## BEGIN

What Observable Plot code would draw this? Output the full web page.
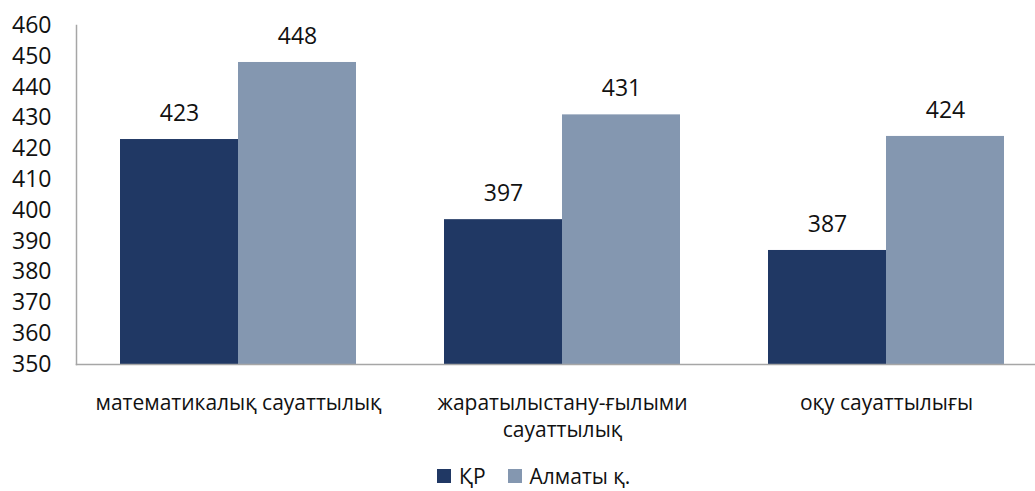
<!DOCTYPE html>
<html>
<head>
<meta charset="utf-8">
<script src="https://cdn.jsdelivr.net/npm/d3@7"></script>
<script src="https://cdn.jsdelivr.net/npm/@observablehq/plot@0.6"></script>
<style>
  html, body { margin: 0; padding: 0; background: #fff; overflow: hidden; }
  #wrap { position: relative; width: 1035px; height: 491px; font-family: "Open Sans", sans-serif; }
  #legend { position: absolute; left: 437px; top: 465px; height: 22px; display: flex; align-items: center; font-size: 21px; line-height: 22px; color: #111; }
  .item { display: flex; align-items: center; margin-right: 22px; }
  .item span { display: block; line-height: 22px; }
  .sw { width: 14px; height: 14px; margin-right: 8px; }
</style>
</head>
<body>
<div id="wrap"><div id="chart"></div><div id="legend"></div></div>
<script>
const categories = ["математикалық сауаттылық", "жаратылыстану-ғылыми сауаттылық", "оқу сауаттылығы"];
const tickLabels = ["математикалық сауаттылық", "жаратылыстану-ғылыми\nсауаттылық", "оқу сауаттылығы"];
const series = ["ҚР", "Алматы қ."];
const krValues = [423, 397, 387];
const almatyValues = [448, 431, 424];
const colors = ["#203864", "#8497b0"];
const yTicks = [350, 360, 370, 380, 390, 400, 410, 420, 430, 440, 450, 460];

const kr = categories.map((c, i) => ({category: c, value: krValues[i]}));
const alm = categories.map((c, i) => ({category: c, value: almatyValues[i]}));

const chart = Plot.plot({
  width: 1035,
  height: 450,
  marginTop: 25,
  marginBottom: 86,
  marginLeft: 76,
  marginRight: -13,
  style: {fontFamily: "Open Sans, sans-serif", fontSize: "23px", color: "#111", background: "#fff"},
  x: {domain: categories, paddingInner: 0.2716, paddingOuter: 0.1358, label: null, axis: null},
  y: {domain: [350, 460], label: null, axis: null},
  marks: [
    Plot.barY(kr, {x: "category", y1: 350, y2: "value", fill: colors[0], insetRight: 118}),
    Plot.barY(alm, {x: "category", y1: 350, y2: "value", fill: colors[1], insetLeft: 118}),
    Plot.text(kr, {x: "category", y: "value", text: d => String(d.value), dx: -59, dy: -26, fontSize: 23, fill: "#111"}),
    Plot.text(alm, {x: "category", y: "value", text: d => String(d.value), dx: 59, dy: -26, fontSize: 23, fill: "#111"}),
    Plot.axisY({ticks: yTicks, tickSize: 0, tickPadding: 25, fontSize: 23, fill: "#111"}),
    Plot.axisX({tickSize: 0, tickPadding: 26, fontSize: 21, lineHeight: 1.3, fill: "#111",
      tickFormat: d => tickLabels[categories.indexOf(d)]}),
    Plot.frame({anchor: "left", stroke: "#a6a6a6", strokeWidth: 1.5}),
    Plot.frame({anchor: "bottom", stroke: "#a6a6a6", strokeWidth: 1.5})
  ]
});
document.getElementById("chart").appendChild(chart);

const legend = document.getElementById("legend");
series.forEach((s, i) => {
  const item = document.createElement("div");
  item.className = "item";
  const sw = document.createElement("div");
  sw.className = "sw";
  sw.style.background = colors[i];
  const t = document.createElement("span");
  t.textContent = s;
  item.appendChild(sw);
  item.appendChild(t);
  legend.appendChild(item);
});
</script>
</body>
</html>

## END

▶ WORK REQUIRED: Reproduce every line exactly and omit all pictures.

▶ OUTPUT BELOW:
What Observable Plot code would draw this? Output the full web page.
<!DOCTYPE html>
<html>
<head>
<meta charset="utf-8">
<script src="https://cdn.jsdelivr.net/npm/d3@7"></script>
<script src="https://cdn.jsdelivr.net/npm/@observablehq/plot@0.6"></script>
<style>
  html, body { margin: 0; padding: 0; background: #fff; overflow: hidden; }
  #wrap { position: relative; width: 1035px; height: 491px; font-family: "Open Sans", sans-serif; }
  #legend { position: absolute; left: 437px; top: 465px; height: 22px; display: flex; align-items: center; font-size: 21px; line-height: 22px; color: #111; }
  .item { display: flex; align-items: center; margin-right: 22px; }
  .item span { display: block; line-height: 22px; }
  .sw { width: 14px; height: 14px; margin-right: 8px; }
</style>
</head>
<body>
<div id="wrap"><div id="chart"></div><div id="legend"></div></div>
<script>
const categories = ["математикалық сауаттылық", "жаратылыстану-ғылыми сауаттылық", "оқу сауаттылығы"];
const tickLabels = ["математикалық сауаттылық", "жаратылыстану-ғылыми\nсауаттылық", "оқу сауаттылығы"];
const series = ["ҚР", "Алматы қ."];
const krValues = [423, 397, 387];
const almatyValues = [448, 431, 424];
const colors = ["#203864", "#8497b0"];
const yTicks = [350, 360, 370, 380, 390, 400, 410, 420, 430, 440, 450, 460];

const kr = categories.map((c, i) => ({category: c, value: krValues[i]}));
const alm = categories.map((c, i) => ({category: c, value: almatyValues[i]}));

const chart = Plot.plot({
  width: 1035,
  height: 450,
  marginTop: 25,
  marginBottom: 86,
  marginLeft: 76,
  marginRight: -13,
  style: {fontFamily: "Open Sans, sans-serif", fontSize: "23px", color: "#111", background: "#fff"},
  x: {domain: categories, paddingInner: 0.2716, paddingOuter: 0.1358, label: null, axis: null},
  y: {domain: [350, 460], label: null, axis: null},
  marks: [
    Plot.barY(kr, {x: "category", y1: 350, y2: "value", fill: colors[0], insetRight: 118}),
    Plot.barY(alm, {x: "category", y1: 350, y2: "value", fill: colors[1], insetLeft: 118}),
    Plot.text(kr, {x: "category", y: "value", text: d => String(d.value), dx: -59, dy: -26, fontSize: 23, fill: "#111"}),
    Plot.text(alm, {x: "category", y: "value", text: d => String(d.value), dx: 59, dy: -26, fontSize: 23, fill: "#111"}),
    Plot.axisY({ticks: yTicks, tickSize: 0, tickPadding: 25, fontSize: 23, fill: "#111"}),
    Plot.axisX({tickSize: 0, tickPadding: 26, fontSize: 21, lineHeight: 1.3, fill: "#111",
      tickFormat: d => tickLabels[categories.indexOf(d)]}),
    Plot.frame({anchor: "left", stroke: "#a6a6a6", strokeWidth: 1.5}),
    Plot.frame({anchor: "bottom", stroke: "#a6a6a6", strokeWidth: 1.5})
  ]
});
document.getElementById("chart").appendChild(chart);

const legend = document.getElementById("legend");
series.forEach((s, i) => {
  const item = document.createElement("div");
  item.className = "item";
  const sw = document.createElement("div");
  sw.className = "sw";
  sw.style.background = colors[i];
  const t = document.createElement("span");
  t.textContent = s;
  item.appendChild(sw);
  item.appendChild(t);
  legend.appendChild(item);
});
</script>
</body>
</html>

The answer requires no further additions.